YOUR INSTRUCTIONS >> Write out the data below exactly as given, without any of its pictures.

MATERIAL PROVIDED >>
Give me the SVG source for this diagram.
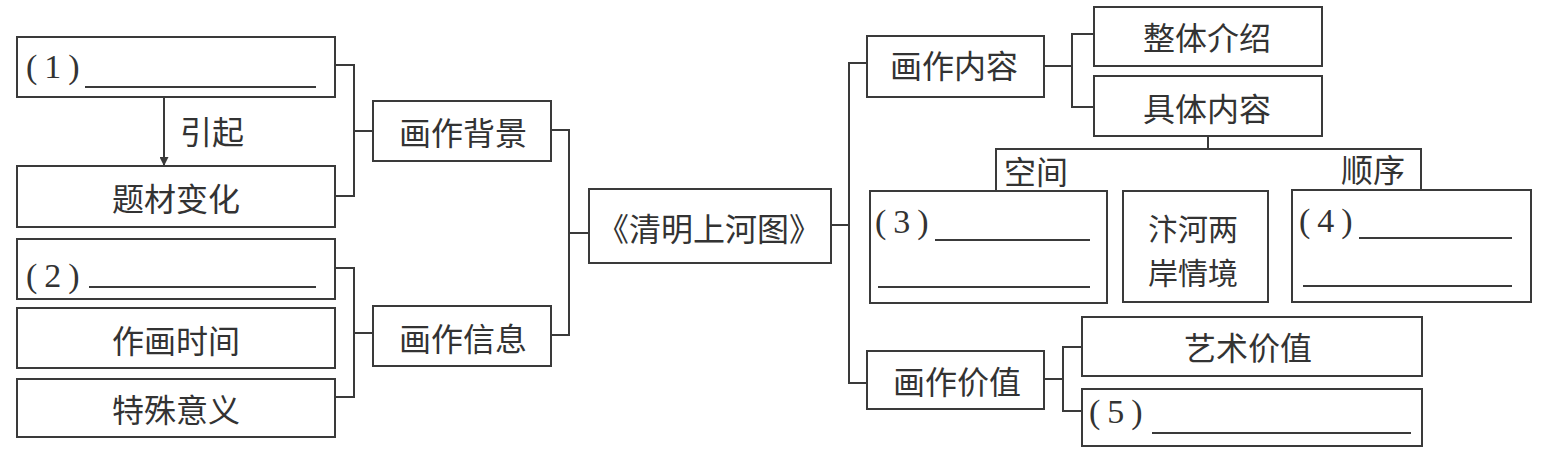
<svg xmlns="http://www.w3.org/2000/svg" width="1548" height="455" viewBox="0 0 1548 455">
<style>
.box{fill:#fff;stroke:#3a3a3a;stroke-width:2}
.ln{fill:none;stroke:#3a3a3a;stroke-width:2}
.t{font-family:"Noto Sans CJK SC","Noto Sans",sans-serif;font-size:32px;fill:#333;text-anchor:middle;dominant-baseline:central}
.n{font-family:"Liberation Serif",serif;font-size:34px;fill:#333;letter-spacing:7px}
.ul{stroke:#3a3a3a;stroke-width:1.8}
</style>
<defs>
<marker id="arr" viewBox="0 0 10 10" refX="10" refY="5" markerWidth="9" markerHeight="9" markerUnits="userSpaceOnUse" orient="auto">
<path d="M0,0 L10,5 L0,10 z" fill="#3a3a3a"/>
</marker>
</defs>
<rect width="1548" height="455" fill="#fff"/>
<g id="connectors">
<path class="ln" d="M335,65 H354 V196 H335 M354,131 H373"/>
<path class="ln" d="M335,268 H354 V397 H335 M354,333 H373"/>
<path class="ln" d="M551,130 H569 V335 H551 M569,233 H589"/>
<path class="ln" d="M831,225 H849 M867,63 H849 V383 H867"/>
<path class="ln" d="M1044,66 H1072 M1094,34 H1072 V107 H1094"/>
<path class="ln" d="M1208,136 V149 M996,191 V149 H1421 V190"/>
<path class="ln" d="M1044,379 H1063 M1082,347 H1063 V411 H1082"/>
<line class="ln" x1="164" y1="97" x2="164" y2="166" marker-end="url(#arr)"/>
<text class="t" x="212" y="130">引起</text>
<text class="t" x="1036" y="170">空间</text>
<text class="t" x="1373" y="168">顺序</text>
</g>
<g id="n1">
<rect class="box" x="17" y="37" width="318" height="60"/>
<text class="n" x="26" y="78">(1)</text>
<line class="ul" x1="85" y1="87" x2="316" y2="87"/>
</g>
<g id="n-ticai">
<rect class="box" x="17" y="166" width="318" height="61"/>
<text class="t" x="176" y="197">题材变化</text>
</g>
<g id="n2">
<rect class="box" x="17" y="239" width="318" height="60"/>
<text class="n" x="26" y="287">(2)</text>
<line class="ul" x1="89" y1="287" x2="316" y2="287"/>
</g>
<g id="n-shijian">
<rect class="box" x="17" y="308" width="318" height="60"/>
<text class="t" x="176" y="339">作画时间</text>
</g>
<g id="n-yiyi">
<rect class="box" x="17" y="379" width="318" height="58"/>
<text class="t" x="176" y="408">特殊意义</text>
</g>
<g id="n-beijing">
<rect class="box" x="373" y="101" width="178" height="60"/>
<text class="t" x="463" y="131">画作背景</text>
</g>
<g id="n-xinxi">
<rect class="box" x="373" y="306" width="178" height="60"/>
<text class="t" x="463" y="337">画作信息</text>
</g>
<g id="n-main">
<rect class="box" x="589" y="189" width="242" height="74"/>
<text class="t" x="709" y="227">《清明上河图》</text>
</g>
<g id="n-neirong">
<rect class="box" x="867" y="36" width="177" height="61"/>
<text class="t" x="954" y="64">画作内容</text>
</g>
<g id="n-zhengti">
<rect class="box" x="1094" y="7" width="228" height="59"/>
<text class="t" x="1207" y="36">整体介绍</text>
</g>
<g id="n-juti">
<rect class="box" x="1094" y="76" width="228" height="60"/>
<text class="t" x="1207" y="107">具体内容</text>
</g>
<g id="n3">
<rect class="box" x="870" y="191" width="237" height="112"/>
<text class="n" x="875" y="233">(3)</text>
<line class="ul" x1="935" y1="240" x2="1090" y2="240"/>
<line class="ul" x1="878" y1="287" x2="1090" y2="287"/>
</g>
<g id="n-bianhe">
<rect class="box" x="1123" y="191" width="145" height="111"/>
<text class="t" style="font-size:30px"><tspan x="1193" y="227">汴河两</tspan><tspan x="1193" y="271">岸情境</tspan></text>
</g>
<g id="n4">
<rect class="box" x="1292" y="190" width="239" height="112"/>
<text class="n" x="1299" y="232">(4)</text>
<line class="ul" x1="1359" y1="238" x2="1512" y2="238"/>
<line class="ul" x1="1303" y1="286" x2="1512" y2="286"/>
</g>
<g id="n-jiazhi">
<rect class="box" x="867" y="351" width="177" height="58"/>
<text class="t" x="957" y="380">画作价值</text>
</g>
<g id="n-yishu">
<rect class="box" x="1082" y="317" width="340" height="59"/>
<text class="t" x="1248" y="346">艺术价值</text>
</g>
<g id="n5">
<rect class="box" x="1082" y="389" width="340" height="57"/>
<text class="n" x="1089" y="423">(5)</text>
<line class="ul" x1="1152" y1="433" x2="1411" y2="433"/>
</g>
</svg>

OUTPUT BELOW >>
Give me the SVG source for this diagram.
<svg xmlns="http://www.w3.org/2000/svg" width="1548" height="455" viewBox="0 0 1548 455">
<style>
.box{fill:#fff;stroke:#3a3a3a;stroke-width:2}
.ln{fill:none;stroke:#3a3a3a;stroke-width:2}
.t{font-family:"Noto Sans CJK SC","Noto Sans",sans-serif;font-size:32px;fill:#333;text-anchor:middle;dominant-baseline:central}
.n{font-family:"Liberation Serif",serif;font-size:34px;fill:#333;letter-spacing:7px}
.ul{stroke:#3a3a3a;stroke-width:1.8}
</style>
<defs>
<marker id="arr" viewBox="0 0 10 10" refX="10" refY="5" markerWidth="9" markerHeight="9" markerUnits="userSpaceOnUse" orient="auto">
<path d="M0,0 L10,5 L0,10 z" fill="#3a3a3a"/>
</marker>
</defs>
<rect width="1548" height="455" fill="#fff"/>
<g id="connectors">
<path class="ln" d="M335,65 H354 V196 H335 M354,131 H373"/>
<path class="ln" d="M335,268 H354 V397 H335 M354,333 H373"/>
<path class="ln" d="M551,130 H569 V335 H551 M569,233 H589"/>
<path class="ln" d="M831,225 H849 M867,63 H849 V383 H867"/>
<path class="ln" d="M1044,66 H1072 M1094,34 H1072 V107 H1094"/>
<path class="ln" d="M1208,136 V149 M996,191 V149 H1421 V190"/>
<path class="ln" d="M1044,379 H1063 M1082,347 H1063 V411 H1082"/>
<line class="ln" x1="164" y1="97" x2="164" y2="166" marker-end="url(#arr)"/>
<text class="t" x="212" y="130">引起</text>
<text class="t" x="1036" y="170">空间</text>
<text class="t" x="1373" y="168">顺序</text>
</g>
<g id="n1">
<rect class="box" x="17" y="37" width="318" height="60"/>
<text class="n" x="26" y="78">(1)</text>
<line class="ul" x1="85" y1="87" x2="316" y2="87"/>
</g>
<g id="n-ticai">
<rect class="box" x="17" y="166" width="318" height="61"/>
<text class="t" x="176" y="197">题材变化</text>
</g>
<g id="n2">
<rect class="box" x="17" y="239" width="318" height="60"/>
<text class="n" x="26" y="287">(2)</text>
<line class="ul" x1="89" y1="287" x2="316" y2="287"/>
</g>
<g id="n-shijian">
<rect class="box" x="17" y="308" width="318" height="60"/>
<text class="t" x="176" y="339">作画时间</text>
</g>
<g id="n-yiyi">
<rect class="box" x="17" y="379" width="318" height="58"/>
<text class="t" x="176" y="408">特殊意义</text>
</g>
<g id="n-beijing">
<rect class="box" x="373" y="101" width="178" height="60"/>
<text class="t" x="463" y="131">画作背景</text>
</g>
<g id="n-xinxi">
<rect class="box" x="373" y="306" width="178" height="60"/>
<text class="t" x="463" y="337">画作信息</text>
</g>
<g id="n-main">
<rect class="box" x="589" y="189" width="242" height="74"/>
<text class="t" x="709" y="227">《清明上河图》</text>
</g>
<g id="n-neirong">
<rect class="box" x="867" y="36" width="177" height="61"/>
<text class="t" x="954" y="64">画作内容</text>
</g>
<g id="n-zhengti">
<rect class="box" x="1094" y="7" width="228" height="59"/>
<text class="t" x="1207" y="36">整体介绍</text>
</g>
<g id="n-juti">
<rect class="box" x="1094" y="76" width="228" height="60"/>
<text class="t" x="1207" y="107">具体内容</text>
</g>
<g id="n3">
<rect class="box" x="870" y="191" width="237" height="112"/>
<text class="n" x="875" y="233">(3)</text>
<line class="ul" x1="935" y1="240" x2="1090" y2="240"/>
<line class="ul" x1="878" y1="287" x2="1090" y2="287"/>
</g>
<g id="n-bianhe">
<rect class="box" x="1123" y="191" width="145" height="111"/>
<text class="t" style="font-size:30px"><tspan x="1193" y="227">汴河两</tspan><tspan x="1193" y="271">岸情境</tspan></text>
</g>
<g id="n4">
<rect class="box" x="1292" y="190" width="239" height="112"/>
<text class="n" x="1299" y="232">(4)</text>
<line class="ul" x1="1359" y1="238" x2="1512" y2="238"/>
<line class="ul" x1="1303" y1="286" x2="1512" y2="286"/>
</g>
<g id="n-jiazhi">
<rect class="box" x="867" y="351" width="177" height="58"/>
<text class="t" x="957" y="380">画作价值</text>
</g>
<g id="n-yishu">
<rect class="box" x="1082" y="317" width="340" height="59"/>
<text class="t" x="1248" y="346">艺术价值</text>
</g>
<g id="n5">
<rect class="box" x="1082" y="389" width="340" height="57"/>
<text class="n" x="1089" y="423">(5)</text>
<line class="ul" x1="1152" y1="433" x2="1411" y2="433"/>
</g>
</svg>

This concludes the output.